Jan 1, 1970 at 12:00 am
The Amnesia Pavilions with Nicholas Muellner
With Nicholas Muellner, Dan Torop and Jim Supanick
The Amnesia Pavilions is an annotated slideshow based on Nicholas Muellner’s new book of photographs and writing, recently named by Time Magazine a top photo book of 2011 . This autobiographical safari returns to the last days of Soviet Russia in search of both a missing friend and a lost version of the author’s former self. The Amnesia Pavilions argues for the incommensurability of the past and the present, and examines photography’s personal, vernacular and historical role in both bridging and broadening the temporal chasm of understanding.
“Alongside Muellner’s photographs, he tells a story about a recent trip to Russia, retracing his steps from 17 years earlier while trying to find an old friend who has disappeared. Text and image are represented in equal parts, and play off of each other with subtlety and emotion. The older Muellner reflects on the younger version of himself with both nostalgia and a critical eye.” — Jason Fulford, J&L BOOKS
Nicholas Muellner is a photographer, writer, and curator based in central New York. His work across a range of disciplines and practices considers the poetics of representation as a conduit between political understanding and personal experience. His most recent book projects focus on autobiographical narrative and the place of photography with that practice. These include The Photograph Commands Indifference (A-Jump Books, 2009), and The Amnesia Pavilions (A-Jump Books, 2011). In addition to solo and group exhibitions in the US and Russia, he has collaborated on critical writings, multi-media works and curatorial projects, including Now Is The Winter, an exhibition of politically and psychologically linked works by U.S. and Russian artists that closeded at Proekt_Fabrika in Moscow in May 2007. He teaches photography and critical studies at the Park School of Communications, Ithaca College.

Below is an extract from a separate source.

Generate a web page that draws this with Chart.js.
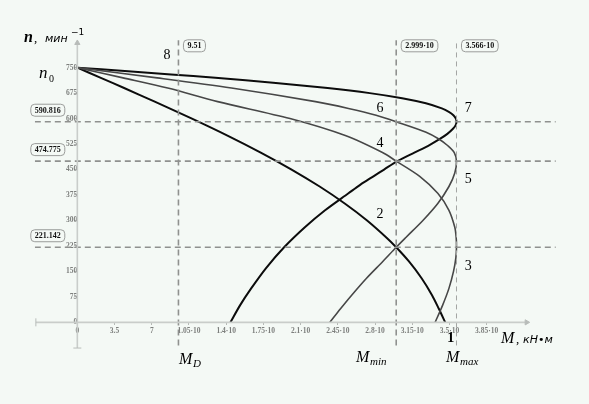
<!DOCTYPE html>
<html>
<head>
<meta charset="utf-8">
<script src="https://cdn.jsdelivr.net/npm/chart.js@4/dist/chart.umd.min.js"></script>
<style>
html,body{margin:0;padding:0;background:#f4f9f5;}
#wrap{width:589px;height:404px;position:relative;}
</style>
</head>
<body>
<div id="wrap"><canvas id="c" width="589" height="404"></canvas></div>
<script>
// ---- data (M in kN·m, n in min^-1) ----
const xTickValues = [0, 3.5, 7, 10.5, 14, 17.5, 21, 24.5, 28, 31.5, 35, 38.5];
const xTickLabels = ["0", "3.5", "7", "1.05·10", "1.4·10", "1.75·10", "2.1·10", "2.45·10", "2.8·10", "3.15·10", "3.5·10", "3.85·10"];
const yTickValues = [0, 75, 150, 225, 300, 375, 450, 525, 600, 675, 750];
const yTickLabels = ["0", "75", "150", "225", "300", "375", "450", "525", "600", "675", "750"];

const hLineValues = [590.816, 474.775, 221.142];
const hLineLabels = ["590.816", "474.775", "221.142"];
const vLineValues = [9.51, 29.99, 35.66];
const vLineLabels = ["9.51", "2.999·10", "3.566·10"];

// curve through labels 1/2
const nA = [750, 720, 690, 650, 600, 550, 500, 450, 400, 350, 300, 250, 221.142, 180, 130, 80, 40, 0];
const mA = [0, 2.21, 4.40, 7.28, 10.78, 14.12, 17.25, 20.15, 22.79, 25.15, 27.25, 29.06, 29.99, 31.17, 32.38, 33.36, 34.0, 34.6];
// curve through labels 4/3
const nB = [750, 720, 690, 650, 600, 550, 500, 474.775, 430, 380, 330, 280, 250, 221.142, 190, 150, 100, 50, 0];
const mB = [0, 4.3, 8.5, 13.2, 20.0, 25.2, 28.7, 29.99, 32.2, 33.9, 34.95, 35.5, 35.63, 35.66, 35.6, 35.38, 34.95, 34.35, 33.65];
// curve through labels 6/5
const nC = [750, 720, 690, 650, 630, 610, 590.816, 560, 540, 520, 500, 474.775, 440, 400, 350, 300, 250, 221.142, 180, 130, 80, 40, 0];
const mC = [0, 7.5, 14.5, 22.4, 25.5, 28.1, 29.99, 32.8, 34.0, 34.85, 35.45, 35.66, 35.5, 34.95, 33.9, 32.5, 30.9, 29.99, 28.75, 27.2, 25.8, 24.75, 23.75];
// curve through label 7
const nD = [750, 740, 730, 720, 705, 690, 675, 660, 645, 630, 620, 610, 600, 590.816, 580, 570, 555, 540, 520, 500, 474.775, 450, 430, 405, 380, 330, 280, 221.142, 160, 100, 50, 0];
const mD = [0, 4.46, 8.82, 12.98, 18.67, 23.54, 27.50, 30.55, 32.78, 34.28, 34.94, 35.37, 35.60, 35.66, 35.57, 35.33, 34.8, 34.1, 33.0, 31.7, 30.1, 28.85, 27.85, 26.6, 25.5, 23.3, 21.4, 19.45, 17.75, 16.35, 15.3, 14.4];

const pts = (ms, ns) => ms.map((m, i) => ({x: m, y: ns[i]}));

// ---- layout / style ----
const X_MIN = -4, X_MAX = 45, Y_MIN = -80, Y_MAX = 835;
const AX = {xFrom: -3.9, xTo: 42.26, yFrom: -75.7, yTo: 822.7};
const DASH_H = {from: -4, to: 45};
const DASH_V = {from: -68, to: 831};

const datasets = [];
// axes as lines with arrow heads
datasets.push({data: [{x: AX.xFrom, y: 0}, {x: AX.xTo, y: 0}], borderColor: '#c9cdca', borderWidth: 1.6,
  pointStyle: ['line', 'triangle'], pointRotation: [90, 90], pointRadius: [4, 3], backgroundColor: '#b8bcb9', pointBorderColor: '#b8bcb9', pointBorderWidth: 1});
datasets.push({data: [{x: 0, y: AX.yFrom}, {x: 0, y: AX.yTo}], borderColor: '#c9cdca', borderWidth: 1.6,
  pointStyle: ['line', 'triangle'], pointRotation: [0, 0], pointRadius: [4, 3], backgroundColor: '#b8bcb9', pointBorderColor: '#b8bcb9', pointBorderWidth: 1});
hLineValues.forEach(v => datasets.push({data: [{x: DASH_H.from, y: v}, {x: DASH_H.to, y: v}], borderColor: '#8f918f', borderWidth: 1.6, borderDash: [6, 4], pointRadius: 0}));
vLineValues.forEach((v, i) => datasets.push({data: [{x: v, y: DASH_V.from}, {x: v, y: DASH_V.to}], borderColor: i === 2 ? '#a3a5a3' : '#8f918f', borderWidth: i === 2 ? 1 : 1.6, borderDash: i === 2 ? [5, 4] : [6, 4], pointRadius: 0}));
datasets.push({data: pts(mB, nB), borderColor: '#474747', borderWidth: 1.6, pointRadius: 0, tension: 0.3});
datasets.push({data: pts(mC, nC), borderColor: '#474747', borderWidth: 1.6, pointRadius: 0, tension: 0.3});
datasets.push({data: pts(mA, nA), borderColor: '#0c0c0c', borderWidth: 2, pointRadius: 0, tension: 0.3});
datasets.push({data: pts(mD, nD), borderColor: '#0c0c0c', borderWidth: 2, pointRadius: 0, tension: 0.3});

const curveNumbers = [
  {t: '8', x: 8.44, y: 787}, {t: '6', x: 28.47, y: 630}, {t: '4', x: 28.47, y: 527},
  {t: '2', x: 28.47, y: 319}, {t: '7', x: 36.77, y: 630}, {t: '5', x: 36.77, y: 421},
  {t: '3', x: 36.77, y: 164}, {t: '1', x: 35.11, y: -47, bold: true}
];

const textPlugin = {
  id: 'texts',
  afterDatasetsDraw(chart) {
    const ctx = chart.ctx, sx = chart.scales.x, sy = chart.scales.y;
    ctx.save();
    ctx.fillStyle = '#000';
    ctx.textBaseline = 'middle';
    ctx.textAlign = 'center';
    curveNumbers.forEach(c => {
      ctx.font = (c.bold ? 'bold ' : '') + '14px "Liberation Serif"';
      ctx.fillText(c.t, sx.getPixelForValue(c.x), sy.getPixelForValue(c.y));
    });
    // value boxes
    const box = (txt, cx, cy) => {
      ctx.font = 'bold 8px "Liberation Serif"';
      const w = ctx.measureText(txt).width + 8, h = 12;
      ctx.beginPath();
      ctx.roundRect(cx - w / 2, cy - h / 2, w, h, 4);
      ctx.fillStyle = '#f4f9f5'; ctx.fill();
      ctx.strokeStyle = '#9a9c9a'; ctx.lineWidth = 1; ctx.stroke();
      ctx.fillStyle = '#111';
      ctx.textAlign = 'center'; ctx.textBaseline = 'middle';
      ctx.fillText(txt, cx, cy + 0.5);
      return w;
    };
    hLineValues.forEach((v, i) => box(hLineLabels[i], 47.8, sy.getPixelForValue(v) - 11.5));
    vLineValues.forEach((v, i) => {
      ctx.font = 'bold 8px "Liberation Serif"';
      const w = ctx.measureText(vLineLabels[i]).width + 8;
      box(vLineLabels[i], sx.getPixelForValue(v) + 5 + w / 2, 45.8);
    });
    // axis titles and symbols
    ctx.fillStyle = '#000';
    ctx.textAlign = 'left'; ctx.textBaseline = 'alphabetic';
    const put = (t, x, y, f) => { ctx.font = f; ctx.fillText(t, x, y); return ctx.measureText(t).width; };
    // n , мин^-1
    put('n', 24, 42, 'italic bold 16px "Liberation Serif"');
    put(',', 34, 42, '13px "Liberation Serif"');
    put('мин', 45, 42, 'italic 11px "DejaVu Sans"');
    put('−1', 71, 35, '9px "DejaVu Sans"');
    // n0
    put('n', 39, 78, 'italic 17px "Liberation Serif"');
    put('0', 49, 82, '10px "Liberation Serif"');
    // M , кН•м
    put('M', 501, 343, 'italic 16px "Liberation Serif"');
    put(',', 516, 343, '13px "Liberation Serif"');
    put('кН•м', 523, 343, 'italic 11px "DejaVu Sans"');
    // M_D, M_min, M_max
    put('M', 179, 364, 'italic 16px "Liberation Serif"');
    put('D', 193, 367, 'italic 11px "Liberation Serif"');
    put('M', 356, 362, 'italic 16px "Liberation Serif"');
    put('min', 370, 365, 'italic 11px "Liberation Serif"');
    put('M', 446, 362, 'italic 16px "Liberation Serif"');
    put('max', 460, 365, 'italic 11px "Liberation Serif"');
    ctx.restore();
  }
};

new Chart(document.getElementById('c'), {
  type: 'scatter',
  data: {datasets},
  options: {
    responsive: false,
    devicePixelRatio: 1,
    animation: false,
    showLine: true,
    layout: {padding: {left: 34.8, right: 33.2, top: 38.8, bottom: 54.5}},
    plugins: {legend: {display: false}, tooltip: {enabled: false}},
    elements: {line: {fill: false}},
    scales: {
      x: {
        type: 'linear', min: X_MIN, max: X_MAX, position: {y: 0},
        afterBuildTicks: s => { s.ticks = xTickValues.map(v => ({value: v})); },
        ticks: {callback: (v, i) => xTickLabels[i], autoSkip: false, maxRotation: 0, padding: 1,
          color: '#7d7f7d', font: {family: 'Liberation Serif', size: 7.5, weight: 'bold'}},
        grid: {drawOnChartArea: false, drawTicks: true, tickLength: 3, color: '#b5b8b5'},
        border: {display: false}
      },
      y: {
        type: 'linear', min: Y_MIN, max: Y_MAX, position: {x: 0},
        afterBuildTicks: s => { s.ticks = yTickValues.map(v => ({value: v})); },
        ticks: {callback: (v, i) => yTickLabels[i], autoSkip: false, padding: 1,
          color: '#7d7f7d', font: {family: 'Liberation Serif', size: 7.5, weight: 'bold'}},
        grid: {drawOnChartArea: false, drawTicks: true, tickLength: 3, color: '#b5b8b5'},
        border: {display: false}
      }
    }
  },
  plugins: [textPlugin]
});
</script>
</body>
</html>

Dan Torop is a photographer and digital artist whose work often plunges into the fantastically irrational relationship between the land and its inhabitants. He described Twain’s visit to Lake Tahoe for Triple Canopy magazine, and then recreated the story as a 53 foot wall scroll. He is engaged in fieldwork for a further Twain project at the Center for Land Use Interpretation’s Wendover residency site. Torop spent years digitally creating a small patch of the ocean and during a residency at Eyebeam programmatically rebuilt three blocks of the Bowery. He has exhibited photographs of formal sorrow and dream spaces at the Derek Eller Gallery. In 2010, A-Jump Books published Skydiving, a sequence of his landscapes and portraits. Torop lives in Brooklyn, and teaches at NYU’s studio art program.

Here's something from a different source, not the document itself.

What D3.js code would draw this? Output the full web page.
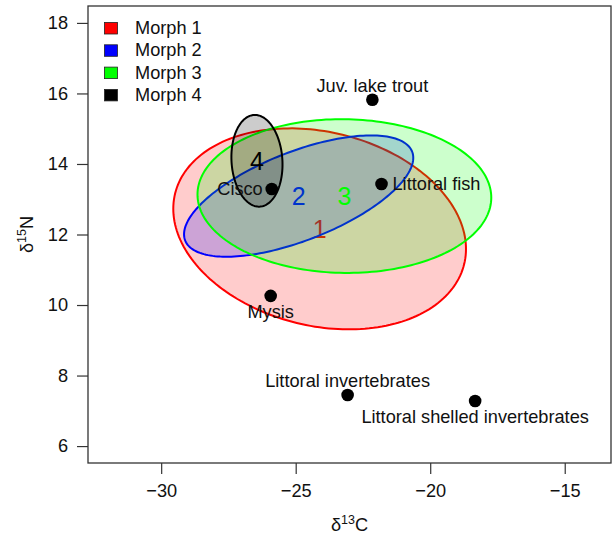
<!DOCTYPE html>
<html>
<head>
<meta charset="utf-8">
<script src="https://cdn.jsdelivr.net/npm/d3@7"></script>
<style>
  html, body { margin: 0; padding: 0; background: #fff; }
  svg { display: block; font-family: "Liberation Sans", Arial, Helvetica, sans-serif; }
</style>
</head>
<body>
<svg id="chart" width="614" height="536"></svg>
<script>
// ---------------- data ----------------
const morphs      = ["Morph 1", "Morph 2", "Morph 3", "Morph 4"];
const morphLabels = ["1", "2", "3", "4"];
const morphColors = ["#ff0000", "#0000ff", "#00ff00", "#000000"];
// standard-ellipse parameters (data units): centre, SD in x, SD in y, correlation
const ellCx  = [-24.11, -24.89, -23.19, -26.44];
const ellCy  = [ 12.16,  13.09,  13.09,  14.09];
const ellSx  = [  5.44,   4.26,   5.46,   0.95];
const ellSy  = [  2.85,   1.72,   2.18,   1.30];
const ellRho = [ -0.20,   0.63,  -0.02,  -0.08];

const sources   = ["Juv. lake trout", "Cisco", "Littoral fish", "Mysis", "Littoral invertebrates", "Littoral shelled invertebrates"];
const sourceC13 = [-22.15, -25.89, -21.81, -25.93, -23.07, -18.33];
const sourceN15 = [ 15.82,  13.29,  13.43,  10.26,   7.45,   7.28];
const sourcePos = ["above", "left", "right", "below", "above", "below"];

const xTicks = [-30, -25, -20, -15];
const yTicks = [6, 8, 10, 12, 14, 16, 18];
const xLim = [-32, -14];
const yLim = [6, 18];

// ---------------- layout ----------------
const svg = d3.select("#chart");
const plot = {left: 88, right: 611, top: 6, bottom: 463};
const ext = (l) => { const d = (l[1] - l[0]) * 0.04; return [l[0] - d, l[1] + d]; };
const x = d3.scaleLinear().domain(ext(xLim)).range([plot.left, plot.right]);
const y = d3.scaleLinear().domain(ext(yLim)).range([plot.bottom, plot.top]);
const FONT = 18.2;
const minus = s => String(s).replace("-", "\u2212");

// ---------------- axes ----------------
const xAxis = svg.append("g").attr("transform", `translate(0,${plot.bottom})`)
  .call(d3.axisBottom(x).tickValues(xTicks).tickSize(11).tickPadding(6).tickFormat(minus));
const yAxis = svg.append("g").attr("transform", `translate(${plot.left},0)`)
  .call(d3.axisLeft(y).tickValues(yTicks).tickSize(11).tickPadding(9).tickFormat(minus));
[xAxis, yAxis].forEach(g => {
  g.select(".domain").remove();
  g.selectAll("line").attr("stroke", "#333").attr("stroke-width", 1.2);
  g.selectAll("text").attr("font-size", FONT).attr("fill", "#111")
    .attr("font-family", "'Liberation Sans', Arial, sans-serif");
});
xAxis.selectAll("text").attr("dy", "0.95em");

// ---------------- ellipses ----------------
const line = d3.line().x(d => x(d[0])).y(d => y(d[1]));
const N = 200;
morphs.forEach((m, i) => {
  const pts = d3.range(N + 1).map(k => {
    const t = 2 * Math.PI * k / N;
    const dx = ellSx[i] * Math.cos(t);
    const dy = ellSy[i] * (ellRho[i] * Math.cos(t) + Math.sqrt(1 - ellRho[i] * ellRho[i]) * Math.sin(t));
    return [ellCx[i] + dx, ellCy[i] + dy];
  });
  svg.append("path").attr("d", line(pts) + "Z")
    .attr("fill", morphColors[i]).attr("fill-opacity", 0.2)
    .attr("stroke", morphColors[i]).attr("stroke-width", 2);
  svg.append("text")
    .attr("x", x(ellCx[i])).attr("y", y(ellCy[i]))
    .attr("text-anchor", "middle").attr("dominant-baseline", "central")
    .attr("font-size", 25).attr("fill", morphColors[i])
    .text(morphLabels[i]);
});

// ---------------- food sources ----------------
sources.forEach((s, i) => {
  const cx = x(sourceC13[i]), cy = y(sourceN15[i]);
  svg.append("circle").attr("cx", cx).attr("cy", cy).attr("r", 6.3).attr("fill", "#000");
  const t = svg.append("text").attr("font-size", FONT).attr("fill", "#111")
    .attr("dominant-baseline", "central").text(s);
  const p = sourcePos[i];
  if (p === "above") t.attr("x", cx).attr("y", cy - 14).attr("text-anchor", "middle");
  if (p === "below") t.attr("x", cx).attr("y", cy + 16).attr("text-anchor", "middle");
  if (p === "left")  t.attr("x", cx - 9).attr("y", cy).attr("text-anchor", "end");
  if (p === "right") t.attr("x", cx + 11).attr("y", cy).attr("text-anchor", "start");
});

// ---------------- box ----------------
svg.append("rect")
  .attr("x", plot.left).attr("y", plot.top)
  .attr("width", plot.right - plot.left).attr("height", plot.bottom - plot.top)
  .attr("fill", "none").attr("stroke", "#333").attr("stroke-width", 1.3);

// ---------------- legend ----------------
const lg = svg.append("g");
morphs.forEach((m, i) => {
  const cy = 28 + i * 22.3;
  lg.append("rect").attr("x", 104.5).attr("y", cy - 5.5).attr("width", 13).attr("height", 11.5)
    .attr("fill", morphColors[i]).attr("stroke", "#222").attr("stroke-width", 0.8);
  lg.append("text").attr("x", 135).attr("y", cy).attr("dominant-baseline", "central")
    .attr("font-size", FONT).attr("fill", "#111").text(m);
});

// ---------------- axis titles ----------------
const xt = svg.append("text").attr("x", (plot.left + plot.right) / 2).attr("y", 531)
  .attr("text-anchor", "middle").attr("font-size", FONT).attr("fill", "#111");
xt.append("tspan").text("\u03b4");
xt.append("tspan").attr("font-size", 12.5).attr("dy", -7).text("13");
xt.append("tspan").attr("dy", 7).text("C");

const yt = svg.append("text")
  .attr("transform", `translate(33,${(plot.top + plot.bottom) / 2}) rotate(-90)`)
  .attr("text-anchor", "middle").attr("font-size", FONT).attr("fill", "#111");
yt.append("tspan").text("\u03b4");
yt.append("tspan").attr("font-size", 12.5).attr("dy", -7).text("15");
yt.append("tspan").attr("dy", 7).text("N");
</script>
</body>
</html>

Jim Supanick is a videomaker and writer born in Cleveland, Ohio, and living in Brooklyn. Forthcoming videos include a long-term project titled “Seed Sold Back to the Farmer”, a two-part animated essay about the assembly line and its legacy of damage, as well as a re-edited segment of Caspar Stracke’s “Circle’s Short Circuit” (featuring an interview with Avital Ronell). He has received support from NYSCA, the Puffin Foundation, and the Experimental Television Center. His essays on film, video, and visual culture have appeared in such publications as Film Comment, Millennium Film Journal, The Wire, Cineaste, and The Brooklyn Rail, along with exhibition catalogs and with DVD releases; others can be accessed at As a Chimney Draws. He is the recipient of a Creative Capital/Warhol Foundation Arts Writers Grant and a NYFA Grant for Nonfiction Literature. He is also a member of Synthhumpers, a quasi-musical collaboration with Josh Solondz. Jim currently teaches at City College of New York.